We’re two years into our transition now. About 40% of our firmware is Rust. The parts that matter most — memory init, security critical paths, complex state machines. The rest is still C, and that’s fine. We’ll migrate more as we touch each component. Zero memory safety bugs in production since the switch. Zero. That $2M recall was the last one.

The Real Question It’s not whether Rust is ready for firmware. The language is stable. The embedded ecosystem is mature enough. The performance is proven. Companies are shipping Rust firmware in production at scale.

The question is whether your organization is ready to stop debugging memory corruption. Because here’s what I know now, two years and zero memory safety bugs later: the next time someone asks me why we’re using Rust for firmware, I’m not going to talk about type systems or ownership semantics. I’m going to talk about the $2M recall we haven’t had again. The three-week debugging sessions that disappeared. The 3 AM pages that stopped coming.

I’m going to talk about the time we got back to solve actual problems instead of tracking down which pointer corrupted which stack frame. That’s the revolution. Not a new language. Not better tooling. Just the ability to trust that memory is safe, so you can focus on making the firmware actually work.

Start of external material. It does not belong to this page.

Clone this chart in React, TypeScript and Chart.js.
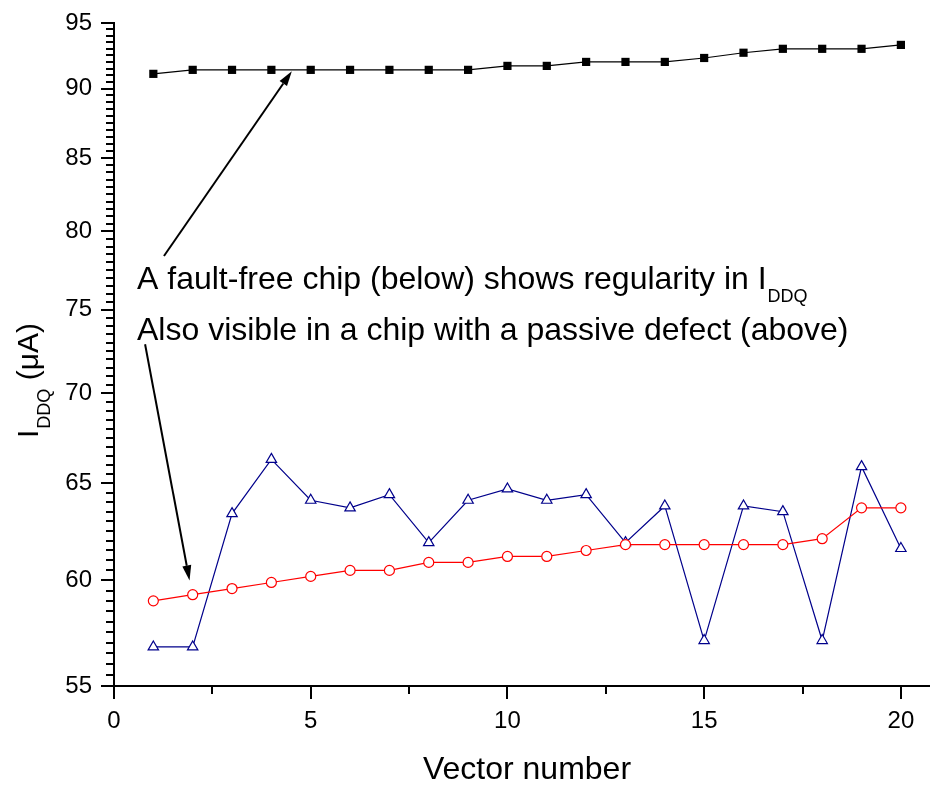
import React, { useEffect, useRef } from "react";
import { Chart, registerables } from "chart.js";

Chart.register(...registerables);

// ---- data ----
const vectorNumbers = [1, 2, 3, 4, 5, 6, 7, 8, 9, 10, 11, 12, 13, 14, 15, 16, 17, 18, 19, 20];
// chip with a passive defect (above)
const passiveDefectChip = [91.1, 91.4, 91.4, 91.4, 91.4, 91.4, 91.4, 91.4, 91.4, 91.7, 91.7, 92.0, 92.0, 92.0, 92.3, 92.7, 93.0, 93.0, 93.0, 93.3];
// fault-free chip (below)
const faultFreeChip = [59.0, 59.3, 59.6, 59.9, 60.2, 60.5, 60.5, 60.9, 60.9, 61.2, 61.2, 61.5, 61.8, 61.8, 61.8, 61.8, 61.8, 62.1, 63.7, 63.7];
// irregular chip
const irregularChip = [56.8, 56.8, 63.4, 66.3, 64.1, 63.7, 64.4, 61.9, 64.1, 64.7, 64.1, 64.4, 61.9, 63.8, 57.1, 63.8, 63.5, 57.1, 65.9, 61.6];

const xTickValues = [0, 5, 10, 15, 20];
const yTickValues = [55, 60, 65, 70, 75, 80, 85, 90, 95];

const annotationLine1 = ["A fault-free chip (below) shows regularity in I", "DDQ"];
const annotationLine2 = "Also visible in a chip with a passive defect (above)";
// arrows in data coordinates: [fromX, fromY, toX, toY]
const arrowUp = [1.27, 78.4, 4.52, 91.3];
const arrowDown = [0.79, 72.9, 1.92, 60.0];

const FONT = '"Liberation Sans", Arial, Helvetica, sans-serif';

function drawRich(ctx: CanvasRenderingContext2D, main: string, sub: string, tail: string, x: number, y: number, mainSize: number, subSize: number, subDrop: number) {
  ctx.font = `${mainSize}px ${FONT}`;
  ctx.fillText(main, x, y);
  let cx = x + ctx.measureText(main).width + 1;
  ctx.font = `${subSize}px ${FONT}`;
  ctx.fillText(sub, cx, y + subDrop);
  cx += ctx.measureText(sub).width;
  if (tail) {
    ctx.font = `${mainSize}px ${FONT}`;
    ctx.fillText(tail, cx, y);
  }
}

function drawArrow(ctx: CanvasRenderingContext2D, x1: number, y1: number, x2: number, y2: number) {
  const ang = Math.atan2(y2 - y1, x2 - x1);
  const headLen = 15;
  const headW = 4.5;
  const bx = x2 - headLen * Math.cos(ang);
  const by = y2 - headLen * Math.sin(ang);
  ctx.beginPath();
  ctx.moveTo(x1, y1);
  ctx.lineTo(bx, by);
  ctx.stroke();
  ctx.beginPath();
  ctx.moveTo(x2, y2);
  ctx.lineTo(bx + headW * Math.sin(ang), by - headW * Math.cos(ang));
  ctx.lineTo(bx - headW * Math.sin(ang), by + headW * Math.cos(ang));
  ctx.closePath();
  ctx.fill();
}

function yPixel(ys: any, v: number): number {
  const p = ys.getPixelForValue(v);
  if (Number.isFinite(p)) return p;
  const lo = Math.log10(ys.min);
  const hi = Math.log10(ys.max);
  return ys.getPixelForDecimal((Math.log10(v) - lo) / (hi - lo));
}

const overlayPlugin = {
  id: "overlay",
  afterDraw(chart: any) {
    const ctx: CanvasRenderingContext2D = chart.ctx;
    const xs = chart.scales.x;
    const ys = chart.scales.y;
    ctx.save();
    ctx.globalAlpha = 1;
    ctx.fillStyle = "#000000";
    ctx.strokeStyle = "#000000";
    ctx.lineWidth = 2;

    const axisX = Math.round(xs.getPixelForValue(0));
    const axisY = Math.round(yPixel(ys, 55));

    // y ticks (major every 5, minor every 0.5), outward
    for (let i = 0; i <= 80; i++) {
      const v = 55 + i * 0.5;
      const py = Math.round(yPixel(ys, v));
      const len = i % 10 === 0 ? 13 : 8;
      ctx.fillRect(axisX - len, py - 1, len + 1, 2);
    }

    // x ticks (major every 5, minor every 2.5), outward
    for (let i = 0; i <= 8; i++) {
      const v = i * 2.5;
      const px = Math.round(xs.getPixelForValue(v));
      const len = i % 2 === 0 ? 13 : 8;
      ctx.fillRect(px - 1, axisY - 1, 2, len + 1);
    }

    // axis titles
    ctx.textAlign = "left";
    ctx.textBaseline = "alphabetic";
    ctx.font = `32px ${FONT}`;
    const xt = "Vector number";
    const xtw = ctx.measureText(xt).width;
    ctx.fillText(xt, 527 - xtw / 2, 779);

    ctx.save();
    ctx.translate(38, 438);
    ctx.rotate(-Math.PI / 2);
    drawRich(ctx, "I", "DDQ", " (\u03bcA)", 0, 0, 30, 18, 12);
    ctx.restore();

    // annotation text
    drawRich(ctx, annotationLine1[0], annotationLine1[1], "", 137, 289, 32, 18, 13);
    ctx.font = `32px ${FONT}`;
    ctx.fillText(annotationLine2, 137, 340);

    // arrows
    ctx.lineWidth = 2;
    drawArrow(ctx, xs.getPixelForValue(arrowUp[0]), yPixel(ys, arrowUp[1]), xs.getPixelForValue(arrowUp[2]), yPixel(ys, arrowUp[3]));
    drawArrow(ctx, xs.getPixelForValue(arrowDown[0]), yPixel(ys, arrowDown[1]), xs.getPixelForValue(arrowDown[2]), yPixel(ys, arrowDown[3]));
    ctx.restore();
  },
};

function zeroPadding(scale: any) {
  scale.paddingTop = 0;
  scale.paddingBottom = 0;
  scale.paddingLeft = 0;
  scale.paddingRight = 0;
}

export default function App() {
  const ref = useRef<HTMLCanvasElement | null>(null);

  useEffect(() => {
    document.body.style.margin = "0";
    const canvas = ref.current;
    if (!canvas) return;
    const toPts = (arr: number[]) => arr.map((v, i) => ({ x: vectorNumbers[i], y: v }));
    const chart = new Chart(canvas, {
      type: "line",
      data: {
        datasets: [
          {
            label: "Chip with a passive defect",
            data: toPts(passiveDefectChip),
            borderColor: "#000000",
            backgroundColor: "#000000",
            borderWidth: 1.2,
            pointStyle: "rect",
            pointRadius: 5.8,
            pointBorderWidth: 0,
            pointBackgroundColor: "#000000",
            tension: 0,
          },
          {
            label: "Fault-free chip",
            data: toPts(faultFreeChip),
            borderColor: "#ff0000",
            backgroundColor: "#ff0000",
            borderWidth: 1.2,
            pointStyle: "circle",
            pointRadius: 5,
            pointBorderWidth: 1.2,
            pointBorderColor: "#ff0000",
            pointBackgroundColor: "#ffffff",
            tension: 0,
          },
          {
            label: "Chip",
            data: toPts(irregularChip),
            borderColor: "#00008b",
            backgroundColor: "#00008b",
            borderWidth: 1.2,
            pointStyle: "triangle",
            pointRadius: 6,
            pointBorderWidth: 1.2,
            pointBorderColor: "#00008b",
            pointBackgroundColor: "#ffffff",
            tension: 0,
          },
        ],
      },
      options: {
        animation: false,
        responsive: false,
        devicePixelRatio: 1,
        layout: { autoPadding: false, padding: { top: 23, right: 0, left: 0, bottom: 0 } },
        plugins: {
          legend: { display: false },
          tooltip: { enabled: false },
          title: { display: false },
        },
        scales: {
          x: {
            type: "linear",
            min: 0,
            max: 20.74,
            grid: { display: false, drawTicks: false },
            border: { display: true, color: "#000", width: 2 },
            afterBuildTicks: (scale: any) => {
              scale.ticks = xTickValues.map((v) => ({ value: v }));
            },
            afterFit: (scale: any) => {
              scale.height = 101;
              zeroPadding(scale);
            },
            ticks: {
              color: "#000",
              font: { family: FONT, size: 24 },
              padding: 21,
              maxRotation: 0,
              autoSkip: false,
              callback: (v: any) => String(v),
            },
          },
          y: {
            type: "logarithmic",
            min: 55,
            max: 95,
            grid: { display: false, drawTicks: false },
            border: { display: true, color: "#000", width: 2 },
            afterBuildTicks: (scale: any) => {
              scale.ticks = yTickValues.map((v) => ({ value: v }));
            },
            afterFit: (scale: any) => {
              scale.width = 114;
              zeroPadding(scale);
            },
            ticks: {
              color: "#000",
              font: { family: FONT, size: 24 },
              padding: 22,
              autoSkip: false,
              callback: (v: any) => String(v),
            },
          },
        },
      },
      plugins: [overlayPlugin],
    } as any);
    return () => chart.destroy();
  }, []);

  return (
    <div style={{ width: 930, height: 787 }}>
      <canvas ref={ref} width={930} height={787} style={{ display: "block" }} />
    </div>
  );
}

Two million dollars buys a lot of perspective on what matters in firmware development. For us, it bought the realization that memory safety isn’t optional anymore. It’s infrastructure. Like version control or automated testing — something you just don’t build complex systems without. Your mileage may vary. But when you’re explaining to executives why a bounds check cost seven figures, Rust starts looking less like a trendy language choice and more like essential engineering discipline.